Wie leicht es ist, Politiker an der Nase herumzuführen, hat dieser Tage der jüngste Skandal um das tschechische Kunstwerk Entropa in Brüssel gezeigt. Ein Feuilleton von Jitka Mládková.
Künstlerische Darstellung Italien's im Kunstwerk 'Entropa' (Foto: ČTK)
Offen gesagt, die Wahl des Themas für das heutige Radiofeuilleton ist mir diesmal etwas schwer gefallen. Nicht etwa deswegen, weil da ein Mangel an Themen besteht. Im Gegenteil! Die Themen liegen doch überall auf der Straße. In diesem Sinne war es eher die Qual der Wahl also. Letztendlich habe ich mich entschlossen, „ein Wort“ zum Skandal zu sagen, den sich Tschechien zum Auftakt seiner EU-Ratspräsidentschaft eingebrockt hat. Sie wissen wohl Bescheid. Gemeint ist das EU-Kunstwerk namens „Entropa“, das angeblich bekannte Vorurteile über die 27-EU-Länder in Form eines Riesenpuzzles darstellt. An sich keine schlechte Idee! Außerdem sollten sich an dessen Umsetzung 27 Künstler aus den jeweiligen EU-Staaten beteiligen. So hat es bis Anfang dieser Woche der Bildhauer und Projektleiter David Cerny präsentiert.
David Černý (Foto: ČTK)
Dann aber kam eine überraschende Information von ihm: Die ironische Darstellung Europas sei kein Ergebnis einer europäischen Teamarbeit gewesen, sondern seine eigene und die zweier weiterer Kollegen. Man habe gewusst, so die offizielle Erklärung Černýs von dieser Woche, dass die Wahrheit enthüllt werden würde, doch vorher wollte man noch wissen, ob es Europa versteht, sich über sich selbst lustig zu machen. Ein Schock für die politischen Schirmherren in Tschechien. Sie sollen nämlich nichts davon gewusst haben. Die Künstlertroika erklärte: Man habe nicht gewollt, die Politiker für die „politisch unkorrekte Satire“ verantwortlich zu machen. Die Frage, ob es politisch korrekt war, Tschechien mit einem Kunstwerk auf internationalem Forum repräsentieren zu wollen und dabei seine Schirmherren zu Hause an der Nase herumzuführen, hat sich Černýs Team offenbar nicht gestellt.

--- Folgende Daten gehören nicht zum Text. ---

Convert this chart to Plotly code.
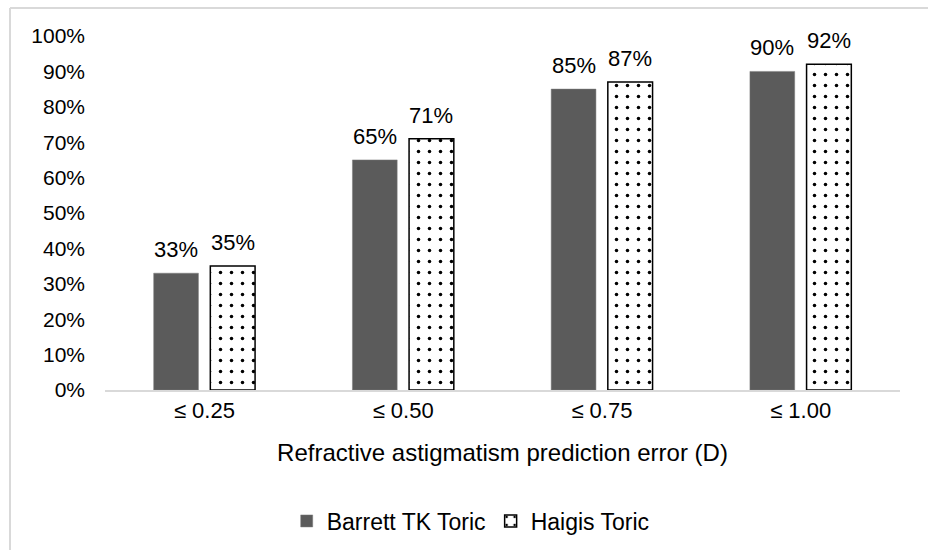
import plotly.graph_objects as go

categories = ["≤ 0.25", "≤ 0.50", "≤ 0.75", "≤ 1.00"]
barrett = [0.33, 0.65, 0.85, 0.90]
haigis = [0.35, 0.71, 0.87, 0.92]
series_names = ["Barrett TK Toric", "Haigis Toric"]
x_title = "Refractive astigmatism prediction error (D)"

FONT = "Liberation Sans, Arial, sans-serif"
BARGAP = 0.43
BARGROUPGAP = 0.21
slot = (1 - BARGAP) / 2  # width of one bar slot in category units

fig = go.Figure()
fig.add_trace(go.Bar(
    x=list(range(len(categories))), y=barrett, name=series_names[0],
    marker=dict(color="#5b5b5b", line=dict(color="#7a7a7a", width=0.5)),
    hoverinfo="skip",
))
fig.add_trace(go.Bar(
    x=list(range(len(categories))), y=haigis, name=series_names[1],
    marker=dict(color="#ffffff", line=dict(color="#000000", width=1.5),
                pattern=dict(shape=".", fgcolor="#000000", bgcolor="#ffffff",
                             size=11, solidity=0.08, fillmode="replace")),
    hoverinfo="skip",
))

annotations = []
for i, (vb, vh) in enumerate(zip(barrett, haigis)):
    for v, off in ((vb, -slot / 2), (vh, slot / 2)):
        annotations.append(dict(
            x=i + off, y=v, xref="x", yref="y", text=f"{v:.0%}",
            showarrow=False, yanchor="bottom", yshift=9,
            font=dict(size=22, color="#000000", family=FONT)))

fig.update_layout(
    width=928, height=550,
    margin=dict(l=105, r=28, t=36, b=160, autoexpand=False),
    paper_bgcolor="#ffffff", plot_bgcolor="#ffffff",
    font=dict(family=FONT, size=21, color="#000000"),
    barmode="group", bargap=BARGAP, bargroupgap=BARGROUPGAP,
    showlegend=True,
    legend=dict(orientation="h", x=0.46, xanchor="center", y=-0.37, yanchor="middle",
                font=dict(size=23, family=FONT), itemwidth=30, tracegroupgap=0),
    xaxis=dict(showline=True, linecolor="#d9d9d9", linewidth=1.5, ticks="",
               showgrid=False, tickfont=dict(size=22), automargin=False,
               range=[-0.5, len(categories) - 0.5],
               tickmode="array", tickvals=list(range(len(categories))),
               ticktext=categories,
               title=dict(text=x_title, font=dict(size=24), standoff=22)),
    yaxis=dict(range=[0, 1], dtick=0.1, tickformat=".0%", showgrid=False,
               zeroline=False, showline=False, ticks="", tickfont=dict(size=21),
               ticklabelstandoff=19, automargin=False),
    annotations=annotations,
    shapes=[dict(type="line", xref="paper", yref="paper",
                 x0=(10 - 105) / 795, x1=(10 - 105) / 795,
                 y0=(390 - 8) / 354, y1=(390 - 560) / 354,
                 line=dict(color="#d9d9d9", width=2)),
            dict(type="line", xref="paper", yref="paper",
                 x0=(10 - 105) / 795, x1=(940 - 105) / 795,
                 y0=(390 - 8) / 354, y1=(390 - 8) / 354,
                 line=dict(color="#d9d9d9", width=2))],
)

fig.write_html("out.html", config={"displayModeBar": False},
               post_script="document.body.style.margin='0';")
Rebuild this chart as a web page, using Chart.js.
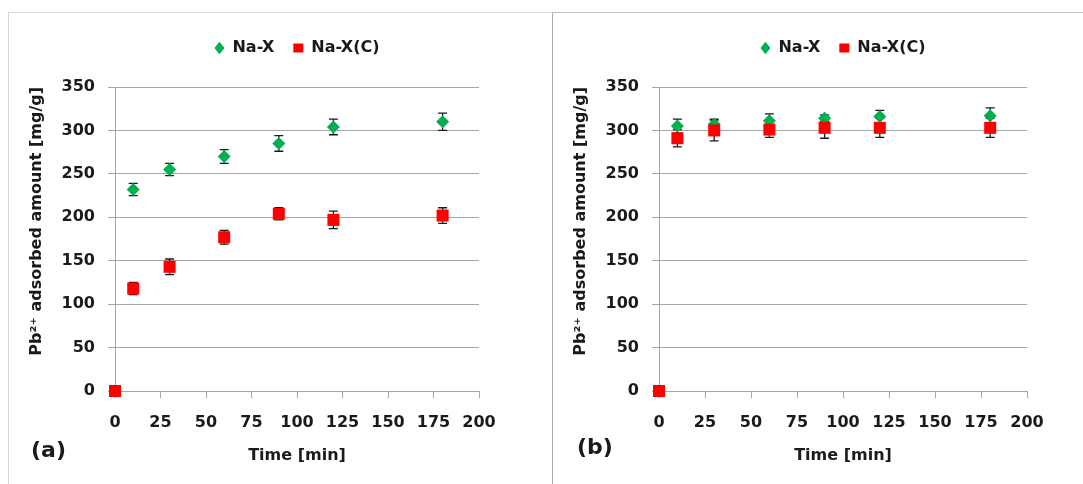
<!DOCTYPE html>
<html lang="en">
<head>
<meta charset="utf-8">
<title>Pb2+ adsorbed amount vs time</title>
<script src="https://cdn.jsdelivr.net/npm/chart.js@4.4.1/dist/chart.umd.min.js"></script>
<style>
  html, body { margin: 0; padding: 0; background: #fff; }
  body { position: relative; width: 1083px; height: 484px; overflow: hidden; }
  .marco { position: absolute; top: 12px; height: 472px; box-sizing: border-box; }
  #marcoA { left: 8px; width: 544px; border-left: 1px solid #d6d6d6; border-top: 1px solid #dcdcdc; }
  #marcoB { left: 552px; width: 531px; border-left: 1px solid #a9a9a9; border-top: 1px solid #c2c2c2; }
  canvas { position: absolute; top: 12px; }
  #graficoA { left: 8px; }
  #graficoB { left: 552px; }
  .etiqueta { position: absolute; font: bold 22px "DejaVu Sans", sans-serif; line-height: 26px; color: #1a1a1a; }
</style>
</head>
<body>
<div class="marco" id="marcoA"></div>
<div class="marco" id="marcoB"></div>
<canvas id="graficoA" width="544" height="472"></canvas>
<canvas id="graficoB" width="531" height="472"></canvas>
<div class="etiqueta" style="left:31px; top:437px;">(a)</div>
<div class="etiqueta" style="left:577px; top:434px;">(b)</div>

<script>
// ⏱️ Tiempos de muestreo [min]
const tiempos = [0, 10, 30, 60, 90, 120, 180];

// 📊 Panel (a)
const naX_a = [0, 232, 255, 270, 285, 304, 310];
const naX_a_err = [0, 7, 7, 8, 9, 9, 10];
const naXC_a = [0, 118, 143, 177, 204, 197, 202];
const naXC_a_err = [0, 7, 9, 8, 7, 10, 9];

// 📊 Panel (b)
const naX_b = [0, 305, 307, 311, 314, 316, 317];
const naX_b_err = [0, 8, 6, 8, 4, 7, 9];
const naXC_b = [0, 291, 300, 301, 303, 303, 303];
const naXC_b_err = [0, 10, 12, 9, 12, 11, 11];

// Ejes
const ticksX = { min: 0, max: 200, paso: 25 };
const ticksY = { min: 0, max: 350, paso: 50 };
const series = ["Na-X", "Na-X(C)"];
const tituloX = "Time [min]";
const tituloY = "Pb²⁺ adsorbed amount [mg/g]";

const TEXTO = "#1a1a1a";
const REJILLA = "#a6a6a6";
const FUENTE = { family: "'DejaVu Sans', sans-serif", size: 16, weight: "bold" };

// 🔧 Barras de error dibujadas con las escalas del gráfico
const barrasError = {
  id: "barrasError",
  beforeDatasetsDraw(chart) {
    const { ctx, scales } = chart;
    ctx.save();
    ctx.strokeStyle = TEXTO;
    ctx.lineWidth = 1.3;
    chart.data.datasets.forEach((ds) => {
      ds.data.forEach((p) => {
        if (!p.err) return;
        const px = scales.x.getPixelForValue(p.x);
        const arriba = scales.y.getPixelForValue(p.y + p.err);
        const abajo = scales.y.getPixelForValue(p.y - p.err);
        ctx.beginPath();
        ctx.moveTo(px, arriba);
        ctx.lineTo(px, abajo);
        ctx.moveTo(px - 4.5, arriba);
        ctx.lineTo(px + 4.5, arriba);
        ctx.moveTo(px - 4.5, abajo);
        ctx.lineTo(px + 4.5, abajo);
        ctx.stroke();
      });
    });
    ctx.restore();
  },
};

// 🔧 Espacio extra bajo la leyenda
const margenLeyenda = {
  id: "margenLeyenda",
  beforeInit(chart) {
    const fitOriginal = chart.legend.fit;
    chart.legend.fit = function () {
      fitOriginal.bind(chart.legend)();
      this.height += 21;
    };
  },
};

function puntos(valores, errores) {
  return tiempos.map((t, i) => ({ x: t, y: valores[i], err: errores[i] }));
}

function crearGrafico(id, naX, naXErr, naXC, naXCErr, margenDerecho) {
  return new Chart(document.getElementById(id), {
    type: "scatter",
    data: {
      datasets: [
        {
          label: series[0],
          data: puntos(naX, naXErr),
          order: 1,
          pointStyle: "rectRot",
          pointRadius: 6.5,
          pointBorderWidth: 0,
          backgroundColor: "#00b050",
          borderColor: "#00b050",
          clip: false,
        },
        {
          // los cuadrados rojos van encima de los rombos
          label: series[1],
          data: puntos(naXC, naXCErr),
          order: 0,
          pointStyle: "rect",
          pointRadius: 8.5,
          pointBorderWidth: 0,
          backgroundColor: "#ff0000",
          borderColor: "#ff0000",
          clip: false,
        },
      ],
    },
    options: {
      responsive: false,
      animation: false,
      devicePixelRatio: 1,
      layout: { padding: { top: 9, left: 0, right: margenDerecho, bottom: 0 } },
      plugins: {
        tooltip: { enabled: false },
        legend: {
          position: "top",
          fullSize: false,
          labels: {
            usePointStyle: true,
            pointStyleWidth: 10,
            boxHeight: 9,
            padding: 19,
            color: TEXTO,
            font: FUENTE,
            // leyenda en el orden de las series, no en el de dibujo
            sort: (a, b) => a.datasetIndex - b.datasetIndex,
          },
        },
      },
      scales: {
        x: {
          type: "linear",
          min: ticksX.min,
          max: ticksX.max,
          afterFit: (escala) => { escala.height = 93; },
          ticks: { stepSize: ticksX.paso, padding: 15, color: TEXTO, font: FUENTE },
          grid: { drawOnChartArea: false, tickLength: 7, color: REJILLA },
          border: { color: REJILLA, width: 1 },
          title: {
            display: true,
            text: tituloX,
            color: TEXTO,
            font: FUENTE,
            padding: { top: 0, bottom: 19 },
          },
        },
        y: {
          min: ticksY.min,
          max: ticksY.max,
          afterFit: (escala) => { escala.width = 107; },
          ticks: { stepSize: ticksY.paso, padding: 13, color: TEXTO, font: FUENTE },
          grid: { tickLength: 7, color: REJILLA },
          border: { color: REJILLA, width: 1 },
          title: {
            display: true,
            text: tituloY,
            align: "end",
            color: TEXTO,
            font: FUENTE,
            padding: { top: 19, bottom: 0 },
          },
        },
      },
    },
    plugins: [barrasError, margenLeyenda],
  });
}

document.addEventListener("DOMContentLoaded", function () {
  crearGrafico("graficoA", naX_a, naX_a_err, naXC_a, naXC_a_err, 73);
  crearGrafico("graficoB", naX_b, naX_b_err, naXC_b, naXC_b_err, 56);
});
</script>
</body>
</html>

Darstellung der Slowakei im Kunstwerk David Černý's 'Entropa' (Foto: ČTK)
Nachdem sich am Donnerstag kaum jemand bei der offiziellen Vorstellung des gerne pfiffig wirken wollenden Kunstwerkes in Brüssel krumm gelacht hatte, musste sich Tschechien bei allen EU-Partnern entschuldigen. Bulgarien, auf dem Puzzle Entropa als eine Ansammlung von Hocktoiletten dargestellt, besteht auf dessen Entfernung. Beschwert hat sich auch die Slowakei, die wie eine mit der ungarischen Trikolore verschnürte Salami abgebildet ist.
Wie konnte die Blamage entstehen, muss man sich fragen. Wie einst nur Hofnarren Unangenehmes vor fremden Gesandten sagen durften, um dem Herrn König diplomatische Probleme zu ersparen, wurde das tschechische Enfant terrible provokanter Kunstdarstellungen, David Černý, nach Brüssel geschickt. Sein Auftragsgeber, Vizepremier und Europaminister Alexandr Vondra, hatte ihm bei der Umsetzung des deklarierten Vorhabens freie Hand gelassen. Es wäre doch toll, einen Briten, einen Franzosen oder einen Bulgaren, sich lustig über die Briten, Franzosen oder die Bulgaren machen zu lassen. Das ist bekanntlich anders ausgegangen. Die Tschechische Republik will es Europa laut dem offiziellen Motto ihrer EU-Ratspräsidentschaft „versüßen“. Nun, „Entropa“ hinterlässt allerdings einen bitteren Nachgeschmack.